Danto Engineering Development Center is an academic learning center is attached to the College of Engineering building at Wayne State University. It is Located at 5050 Anthony Street in Detroit, Michigan on the Wayne State main campus, and it is across the street from the Physics Building.

History 
The Marvin Danto Engineering Development Center at Wayne State University is an addition to the previous Engineering Building that is located on the main campus in Midtown Detroit. In late 2006, 89-year-old Wayne State College of Engineering alumnus and Detroit philanthropist Marvin L. Danto donated $ 3 million to augment state funds. These funds were the seed money the college needed to make the construction of the center possible. The rest of the funds needed came from the state and other private investors. In May 2007 Wayne State University broke ground on the $27.3 million engineering facility which at the time represented a whole states economy’s future based on biotech innovation, sustainable energy technology, and other high-tech industries. The engineering center was completed in the fall of 2008, 4 years before Marvin L. Danto’s death in 2012. The entire complex consists of  of laboratories, lecture rooms, and classrooms. In April 2012 the Danto Engineering Development Center received the LEED (Leadership in Energy and Environmental Design) Silver certification, which was given by the U.S. Green Building Council; Wayne State University in unveiled a plaque in recognition of this achievement.

Overview 
The three-story building holds nano-science and alternative energy technology, educational programs, research programs in smart sensors (which received a $1.8 million grant from the U.S. Department of Defense to develop and build a sensor to monitor the chemical pollutants in drinking water, micro-systems for artificial vision, and real-time cancer detection), and biotechnology. The building also provides engineering services for private companies. "The Danto center also [houses] a high-performance computing lab to study energy efficiency, funded in part with a grant of large mainframe computers from Sun Microsystems”. The building also holds the meeting place and offices for the Endowed Chair of Engineering Ventures, the Associate Dean of Engineering, the Wayne State University chapter of the Collegiate Entrepreneurs Organization, which is an organization that guides students to consider a career as an entrepreneur, and the Engineering Student Faculty Board. In the center, students have their own studios to design, build and test projects and entries for engineering competitions. The Formula SAE racecar team was a former inhabitant of this area.

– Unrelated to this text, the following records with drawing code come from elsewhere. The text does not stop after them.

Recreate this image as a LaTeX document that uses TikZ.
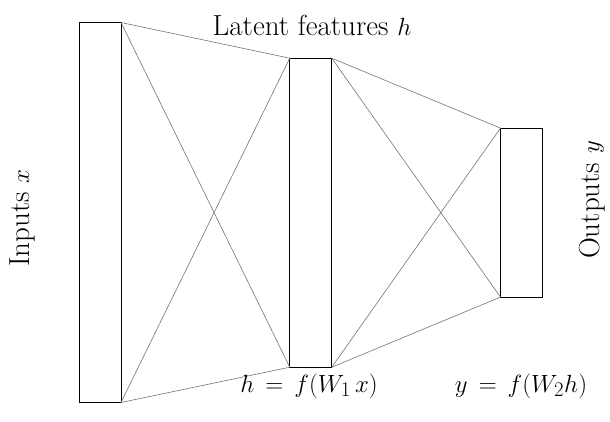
\documentclass[tikz,border=0pt]{standalone}
\usepackage{amsmath}
\begin{document}
\begin{tikzpicture}[x=1pt,y=-1pt,
  layer/.style={draw=black,line width=1pt,rectangle,minimum width=42pt,inner sep=0pt,outer sep=0pt},
  conn/.style={draw=black!55,line width=0.6pt},
  lbl/.style={font=\fontsize{29}{34}\selectfont,inner sep=0pt,anchor=base}]
\useasboundingbox (0,0) rectangle (610,421);
\node[layer,minimum height=380pt] (L) at (100,212.5) {};
\node[layer,minimum height=309pt] (M) at (310.75,212.7) {};
\node[layer,minimum height=169pt] (R) at (521.5,212.6) {};
\draw[conn] (L.north east) -- (M.north west);
\draw[conn] (L.north east) -- (M.south west);
\draw[conn] (L.south east) -- (M.north west);
\draw[conn] (L.south east) -- (M.south west);
\draw[conn] (M.north east) -- (R.north west);
\draw[conn] (M.north east) -- (R.south west);
\draw[conn] (M.south east) -- (R.north west);
\draw[conn] (M.south east) -- (R.south west);
\node[lbl] (tl) at (312,35) {Latent features $h$};
\node[lbl,rotate=90] (ti) at (29,218) {Inputs $x$};
\node[lbl,rotate=90] (to) at (599,200) {Outputs $y$};
\node[lbl] (f1) at (309,392) {$h \,=\, f(W_1\, x)$};
\node[lbl] (f2) at (521,392) {$y \,=\, f(W_2 h)$};
\end{tikzpicture}
\end{document}
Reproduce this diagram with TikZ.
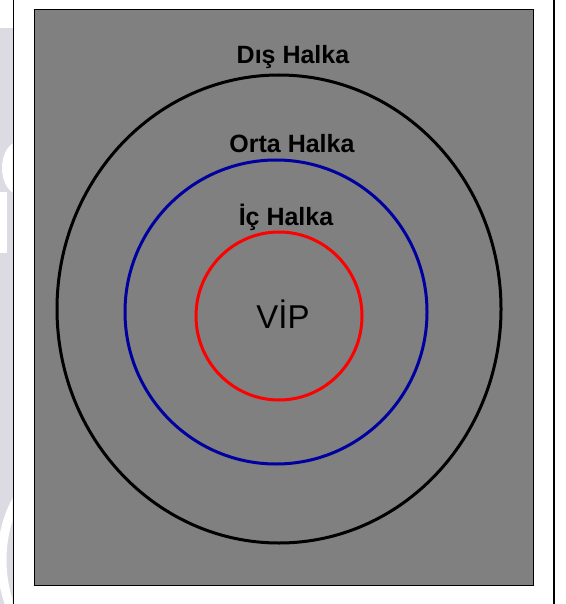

Project manager and design team 
Wayne State University selected Christman Company to oversee and provide construction management services for the $27.3 million engineering center. James Sears, the Wayne State University associate vice president for facilities planning and management at the time stated,"With its proven planning expertise and strong background in construction of similar high-technology facilities and planning expertise, Christman was our number one choice as construction partner for this project". Christman Company lastly, provided many engineering options that in turn improved operational value for Wayne State. GHAFARI Associates of Dearborn, Michigan, were selected as the design team for the project. They were selected specifically to provide the architectural and engineering pre-construction planning for the center, and to manage the costs at different stages of the design process to ensure easy collaboration with the project budget set by the University. A major aspect of the actual design that GHAFARI incorporated is the large courtyard outside the Wayne State’s College of Engineering building the purpose was to merge the new building with the existing space.